Illness puts life in perspective for GV’s Johnson |

Illness puts life in perspective for GV’s Johnson

Jeff Caspersen
Glenwood Springs, CO Colorado
Kelley Cox Post Independent

Like a kid borrowing his dad’s clothes, Mike Johnson’s pants hang loosely off his body. There’s a little extra room in his gray dress shirt, too, as he nervously chomps on a piece of gum, stopping only to bark out instructions at his players.

A few months back, this scene ” which played out at Tuesday’s girls basketball game between Grand Valley and Coal Ridge ” might have been a little difficult for Johnson to imagine.

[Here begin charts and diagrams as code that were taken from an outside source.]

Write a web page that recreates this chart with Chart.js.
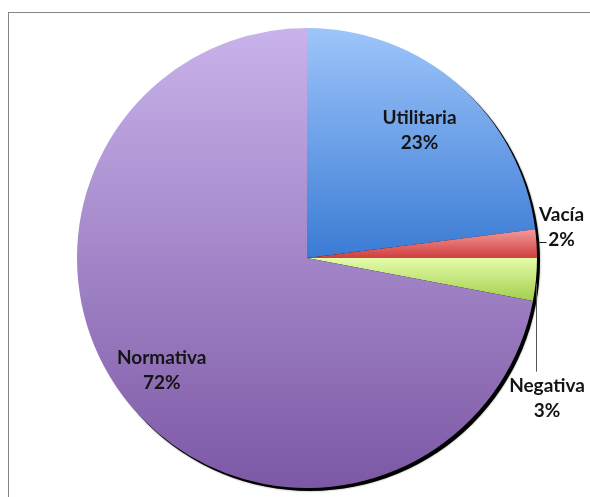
<!DOCTYPE html>
<html>
<head>
<meta charset="utf-8">
<script src="https://cdn.jsdelivr.net/npm/chart.js@4/dist/chart.umd.min.js"></script>
<style>
  html, body { margin: 0; padding: 0; background: #fff; }
  canvas { display: block; }
</style>
</head>
<body>
<canvas id="pie" width="590" height="497"></canvas>
<script>
const categories = ['Utilitaria', 'Vacía', 'Negativa', 'Normativa']
const shares = [23, 2, 3, 72]
const percentLabels = ['23%', '2%', '3%', '72%']

// light (top) -> dark (bottom) for each slice
const sliceColors = [
  ['#9ec5fb', '#3a7bd4'],
  ['#f49c9c', '#d03e3e'],
  ['#e4fbaa', '#a4ce4c'],
  ['#c9b3eb', '#7c58a5'],
]

const FONT = 'bold 19px Lato, "Open Sans", sans-serif'

function pieGeometry(chart) {
  const a = chart.chartArea
  const cx = (a.left + a.right) / 2
  const cy = (a.top + a.bottom) / 2
  const r = Math.min(a.right - a.left, a.bottom - a.top) / 2
  return { cx, cy, r }
}

// vertical gradient spanning each slice's own height
function sliceFill(context) {
  const chart = context.chart
  const i = context.dataIndex
  if (!chart.chartArea) return sliceColors[i][0]
  const { cy, r } = pieGeometry(chart)
  const total = shares.reduce((s, v) => s + v, 0)
  let before = 0
  for (let k = 0; k < i; k++) before += shares[k]
  const a0 = -Math.PI / 2 + (before / total) * 2 * Math.PI
  const a1 = a0 + (shares[i] / total) * 2 * Math.PI
  const ys = [0, Math.sin(a0), Math.sin(a1)]
  for (const t of [-Math.PI / 2, Math.PI / 2, 1.5 * Math.PI]) {
    if (t > a0 && t < a1) ys.push(Math.sin(t))
  }
  const top = cy + r * Math.min(...ys)
  const bottom = cy + r * Math.max(...ys)
  const g = chart.ctx.createLinearGradient(0, top, 0, bottom)
  g.addColorStop(0, sliceColors[i][0])
  g.addColorStop(1, sliceColors[i][1])
  return g
}

const framePlugin = {
  id: 'frame',
  beforeDraw(chart) {
    const ctx = chart.ctx
    ctx.save()
    ctx.fillStyle = '#fff'
    ctx.fillRect(0, 0, chart.width, chart.height)
    ctx.strokeStyle = '#868686'
    ctx.lineWidth = 1
    ctx.strokeRect(8.5, 12.5, chart.width + 10, chart.height + 10)
    ctx.restore()
  },
  beforeDatasetsDraw(chart) {
    const { cx, cy, r } = pieGeometry(chart)
    const ctx = chart.ctx
    ctx.save()
    ctx.beginPath()
    ctx.arc(cx + 3, cy + 3, r, 0, Math.PI * 2)
    ctx.shadowColor = 'rgba(0,0,0,0.5)'
    ctx.shadowBlur = 2
    ctx.fillStyle = '#000'
    ctx.fill()
    ctx.restore()
  }
}

const labelPlugin = {
  id: 'sliceLabels',
  afterDatasetsDraw(chart) {
    const ctx = chart.ctx
    const meta = chart.getDatasetMeta(0)
    ctx.save()
    ctx.font = FONT
    ctx.fillStyle = '#141414'
    ctx.textAlign = 'center'
    ctx.textBaseline = 'middle'
    meta.data.forEach((arc, i) => {
      const p = arc.getProps(['x', 'y', 'startAngle', 'endAngle', 'outerRadius'], true)
      const mid = (p.startAngle + p.endAngle) / 2
      const ex = p.x + Math.cos(mid) * p.outerRadius
      const ey = p.y + Math.sin(mid) * p.outerRadius
      let tx, ty
      if (i === 1) {
        // short horizontal leader to the right
        ctx.strokeStyle = '#222'
        ctx.lineWidth = 1
        ctx.beginPath()
        ctx.moveTo(ex + 1, Math.round(ey) - 1.5)
        ctx.lineTo(ex + 10, Math.round(ey) - 1.5)
        ctx.stroke()
        tx = ex + 25
        ty = ey - 29
      } else if (i === 2) {
        // vertical leader going down
        ctx.strokeStyle = '#555'
        ctx.lineWidth = 1
        ctx.beginPath()
        ctx.moveTo(Math.round(ex) + 0.5, ey + 4)
        ctx.lineTo(Math.round(ex) + 0.5, ey + 92)
        ctx.stroke()
        tx = ex + 11
        ty = ey + 106
      } else {
        const f = i === 0 ? 0.74 : 0.82
        tx = p.x + Math.cos(mid) * p.outerRadius * f
        ty = p.y + Math.sin(mid) * p.outerRadius * f - 12.5 - (i === 3 ? 8 : 0)
      }
      ctx.fillText(categories[i], tx, ty)
      ctx.fillText(percentLabels[i], tx, ty + 25)
    })
    ctx.restore()
  }
}

new Chart(document.getElementById('pie'), {
  type: 'pie',
  data: {
    labels: categories,
    datasets: [{
      data: shares,
      backgroundColor: sliceFill,
      borderWidth: 0,
    }]
  },
  options: {
    responsive: false,
    animation: false,
    layout: { padding: { top: 28, bottom: 9, left: 77, right: 53 } },
    plugins: {
      legend: { display: false },
      tooltip: { enabled: false },
    }
  },
  plugins: [framePlugin, labelPlugin]
})
</script>
</body>
</html>
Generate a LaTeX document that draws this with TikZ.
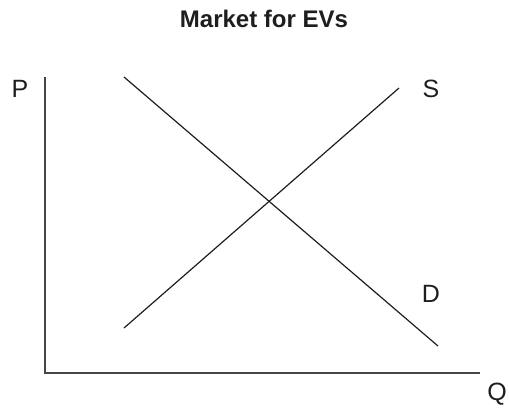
\documentclass[tikz,border=0pt]{standalone}
\usepackage{fontspec}
\setmainfont{Liberation Sans}
\usepackage{xcolor}
\usepackage{tikz}
\usetikzlibrary{positioning}
\definecolor{axisgray}{RGB}{70,70,70}
\definecolor{inkgray}{RGB}{30,30,30}

\begin{document}
\begin{tikzpicture}[
  x=0.5pt,y=-0.5pt,
  axis/.style={draw=axisgray,line width=1pt},
  curve/.style={draw=inkgray,line width=0.6pt},
  lbl/.style={font=\fontsize{12.5}{14}\selectfont,text=inkgray,inner sep=0pt}
]
\useasboundingbox (0,0) rectangle (509,408);
% title
\node[font=\fontsize{12}{14}\selectfont\bfseries,text=inkgray] (title) at (264,19) {Market for EVs};
% axes
\coordinate (ytop) at (45,77);
\coordinate (origin) at (45,373);
\coordinate (xend) at (480,373);
\draw[axis] (ytop) -- (origin) -- (xend);
% demand and supply
\coordinate (dtop) at (124,77);
\coordinate (dbot) at (438,346);
\coordinate (sbot) at (124,328);
\coordinate (stop) at (399,88);
\draw[curve] (dtop) -- (dbot);
\draw[curve] (sbot) -- (stop);
% labels
\node[lbl] (P) at (20,89) {P};
\node[lbl] (S) at (431,89) {S};
\node[lbl] (D) at (431,294) {D};
\node[lbl] (Q) at (497,394) {Q};
\end{tikzpicture}
\end{document}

That’s because nothing’s been the same for Johnson, Grand Valley High School’s football and girls basketball coach, since Sept. 12 of 2008, the day he had his appendix removed.

He thought his health problems would end there. They didn’t.

A punishing battle with E. coli followed, one that left Johnson weak and battered. In and out of the hospital like a yo-yo for weeks on end, the coach’s health deteriorated rapidly.

Unable to keep food down, Johnson dropped somewhere in the neighborhood of 50 pounds as doctors struggled to get his illness under control.

He missed a number of his Cardinals’ football games, and the ones he did make were a strain on his system.

But coaching hurt is better than not coaching at all in Johnson’s eyes.

“You know, I missed being with my guys and the football team so bad,” he said.

That’s why he’s treasuring every moment of basketball season.

“I’m really, really trying to enjoy this season with the girls,” he stressed. “You know, just realizing what I have.”

The coach is applying that outlook to all phases of life. He’s also savoring time spent with his daughter, Haley, and new wife, whom he married over the holiday break.

“I’m really just enjoying things,” he said. “It gives you a new perspective, a little.”

Johnson, at last, is on the road to recovery. He’s working full-time again and hasn’t had a trip to the emergency room in five weeks.

Doctors still aren’t sure exactly how he contracted E. coli. They’re not sure if he picked it up while in the hospital for the appendectomy or if it developed on its own.

That answer, hopefully, will come soon.

In the meantime, Johnson appears as happy as he’s ever been, according to his sister, Kristin.

He’s also eternally grateful to the Parachute community, which rushed to his aid in a time of need. Back in November, more than 400 people showed up at a benefit dinner put together to raise funds to help cover the coach’s mounting medical expenses.

“I was blown away,” Johnson admitted. “It was really very humbling. There was a lot of support. Our community’s been that way forever, with all our sports teams. Everyone in the community I’ve known that’s needed a hand, our community steps up and delivers. They did more than I could ever have asked for.”

Johnson only hopes that coaching the kids of Parachute is payback enough for the help the community delivered.

“The only way I can thank them is to keep doing what I’m doing for the kids,” he said. “I hope (it’s enough). … I love my job. I wouldn’t change it for the world.”